Write out the data again exactly, skipping every picture.

== Supplied data

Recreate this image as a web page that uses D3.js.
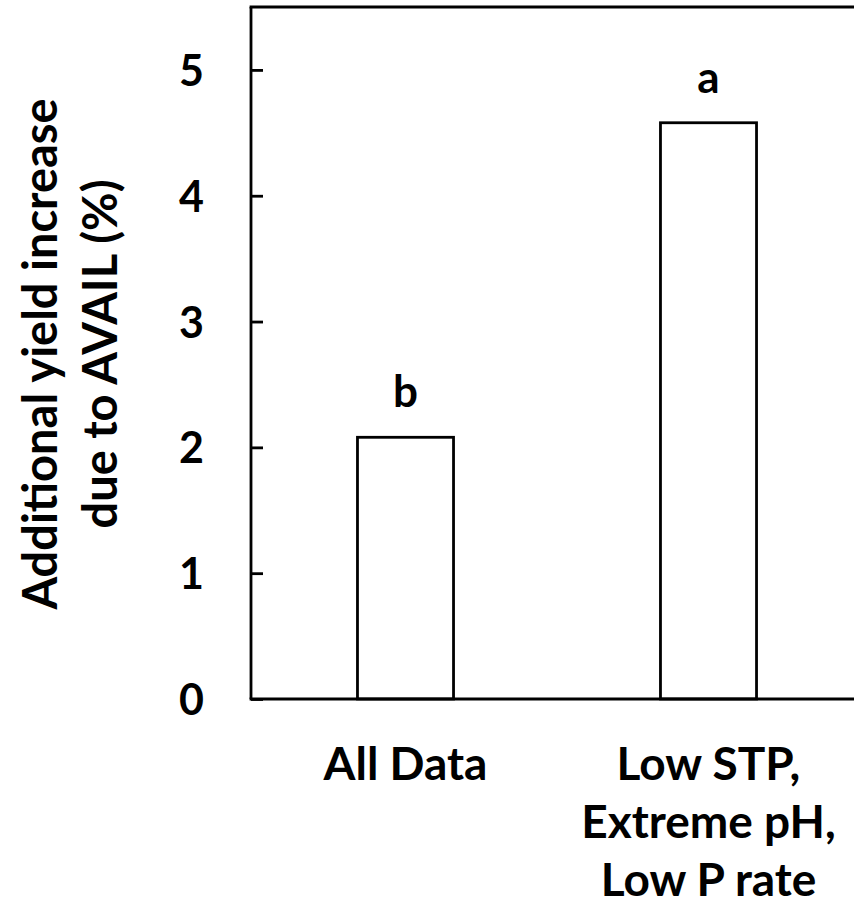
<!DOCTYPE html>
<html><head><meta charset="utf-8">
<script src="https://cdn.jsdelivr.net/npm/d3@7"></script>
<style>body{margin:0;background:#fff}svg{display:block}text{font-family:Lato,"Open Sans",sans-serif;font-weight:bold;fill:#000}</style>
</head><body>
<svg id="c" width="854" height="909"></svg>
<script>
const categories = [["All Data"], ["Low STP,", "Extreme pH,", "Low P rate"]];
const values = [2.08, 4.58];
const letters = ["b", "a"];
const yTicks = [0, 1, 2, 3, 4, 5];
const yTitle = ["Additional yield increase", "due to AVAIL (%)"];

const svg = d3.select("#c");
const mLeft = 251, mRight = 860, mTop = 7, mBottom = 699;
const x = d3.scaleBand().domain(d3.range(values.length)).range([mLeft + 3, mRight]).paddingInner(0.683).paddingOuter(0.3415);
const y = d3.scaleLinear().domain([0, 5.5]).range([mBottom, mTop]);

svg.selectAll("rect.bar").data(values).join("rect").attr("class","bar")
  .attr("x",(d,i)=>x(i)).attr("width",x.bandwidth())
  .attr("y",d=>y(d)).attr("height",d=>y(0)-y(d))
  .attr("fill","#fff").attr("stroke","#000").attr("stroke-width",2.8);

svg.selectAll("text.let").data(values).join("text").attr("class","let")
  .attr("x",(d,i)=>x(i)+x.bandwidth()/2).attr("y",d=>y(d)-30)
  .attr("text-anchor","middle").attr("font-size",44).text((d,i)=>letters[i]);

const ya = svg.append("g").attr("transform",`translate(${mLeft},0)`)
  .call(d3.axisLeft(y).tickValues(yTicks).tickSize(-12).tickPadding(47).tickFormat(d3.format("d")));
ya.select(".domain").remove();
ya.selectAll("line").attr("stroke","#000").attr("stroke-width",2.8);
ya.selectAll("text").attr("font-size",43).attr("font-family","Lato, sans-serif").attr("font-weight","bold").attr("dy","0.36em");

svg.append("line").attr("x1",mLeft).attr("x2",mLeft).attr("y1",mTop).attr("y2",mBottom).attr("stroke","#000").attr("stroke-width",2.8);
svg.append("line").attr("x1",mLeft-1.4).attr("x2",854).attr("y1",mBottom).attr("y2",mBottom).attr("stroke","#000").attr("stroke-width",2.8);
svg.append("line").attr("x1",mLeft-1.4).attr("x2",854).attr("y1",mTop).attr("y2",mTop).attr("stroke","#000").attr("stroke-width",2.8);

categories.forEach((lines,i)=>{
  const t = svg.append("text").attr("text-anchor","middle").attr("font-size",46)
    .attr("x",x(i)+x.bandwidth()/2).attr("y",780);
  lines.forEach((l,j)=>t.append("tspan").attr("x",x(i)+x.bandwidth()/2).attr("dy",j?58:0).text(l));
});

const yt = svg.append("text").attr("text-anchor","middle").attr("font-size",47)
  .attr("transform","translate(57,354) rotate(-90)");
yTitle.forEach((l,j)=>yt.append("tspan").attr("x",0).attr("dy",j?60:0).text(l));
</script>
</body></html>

====

### Task response
Recreate this image as a web page that uses D3.js.
<!DOCTYPE html>
<html><head><meta charset="utf-8">
<script src="https://cdn.jsdelivr.net/npm/d3@7"></script>
<style>body{margin:0;background:#fff}svg{display:block}text{font-family:Lato,"Open Sans",sans-serif;font-weight:bold;fill:#000}</style>
</head><body>
<svg id="c" width="854" height="909"></svg>
<script>
const categories = [["All Data"], ["Low STP,", "Extreme pH,", "Low P rate"]];
const values = [2.08, 4.58];
const letters = ["b", "a"];
const yTicks = [0, 1, 2, 3, 4, 5];
const yTitle = ["Additional yield increase", "due to AVAIL (%)"];

const svg = d3.select("#c");
const mLeft = 251, mRight = 860, mTop = 7, mBottom = 699;
const x = d3.scaleBand().domain(d3.range(values.length)).range([mLeft + 3, mRight]).paddingInner(0.683).paddingOuter(0.3415);
const y = d3.scaleLinear().domain([0, 5.5]).range([mBottom, mTop]);

svg.selectAll("rect.bar").data(values).join("rect").attr("class","bar")
  .attr("x",(d,i)=>x(i)).attr("width",x.bandwidth())
  .attr("y",d=>y(d)).attr("height",d=>y(0)-y(d))
  .attr("fill","#fff").attr("stroke","#000").attr("stroke-width",2.8);

svg.selectAll("text.let").data(values).join("text").attr("class","let")
  .attr("x",(d,i)=>x(i)+x.bandwidth()/2).attr("y",d=>y(d)-30)
  .attr("text-anchor","middle").attr("font-size",44).text((d,i)=>letters[i]);

const ya = svg.append("g").attr("transform",`translate(${mLeft},0)`)
  .call(d3.axisLeft(y).tickValues(yTicks).tickSize(-12).tickPadding(47).tickFormat(d3.format("d")));
ya.select(".domain").remove();
ya.selectAll("line").attr("stroke","#000").attr("stroke-width",2.8);
ya.selectAll("text").attr("font-size",43).attr("font-family","Lato, sans-serif").attr("font-weight","bold").attr("dy","0.36em");

svg.append("line").attr("x1",mLeft).attr("x2",mLeft).attr("y1",mTop).attr("y2",mBottom).attr("stroke","#000").attr("stroke-width",2.8);
svg.append("line").attr("x1",mLeft-1.4).attr("x2",854).attr("y1",mBottom).attr("y2",mBottom).attr("stroke","#000").attr("stroke-width",2.8);
svg.append("line").attr("x1",mLeft-1.4).attr("x2",854).attr("y1",mTop).attr("y2",mTop).attr("stroke","#000").attr("stroke-width",2.8);

categories.forEach((lines,i)=>{
  const t = svg.append("text").attr("text-anchor","middle").attr("font-size",46)
    .attr("x",x(i)+x.bandwidth()/2).attr("y",780);
  lines.forEach((l,j)=>t.append("tspan").attr("x",x(i)+x.bandwidth()/2).attr("dy",j?58:0).text(l));
});

const yt = svg.append("text").attr("text-anchor","middle").attr("font-size",47)
  .attr("transform","translate(57,354) rotate(-90)");
yTitle.forEach((l,j)=>yt.append("tspan").attr("x",0).attr("dy",j?60:0).text(l));
</script>
</body></html>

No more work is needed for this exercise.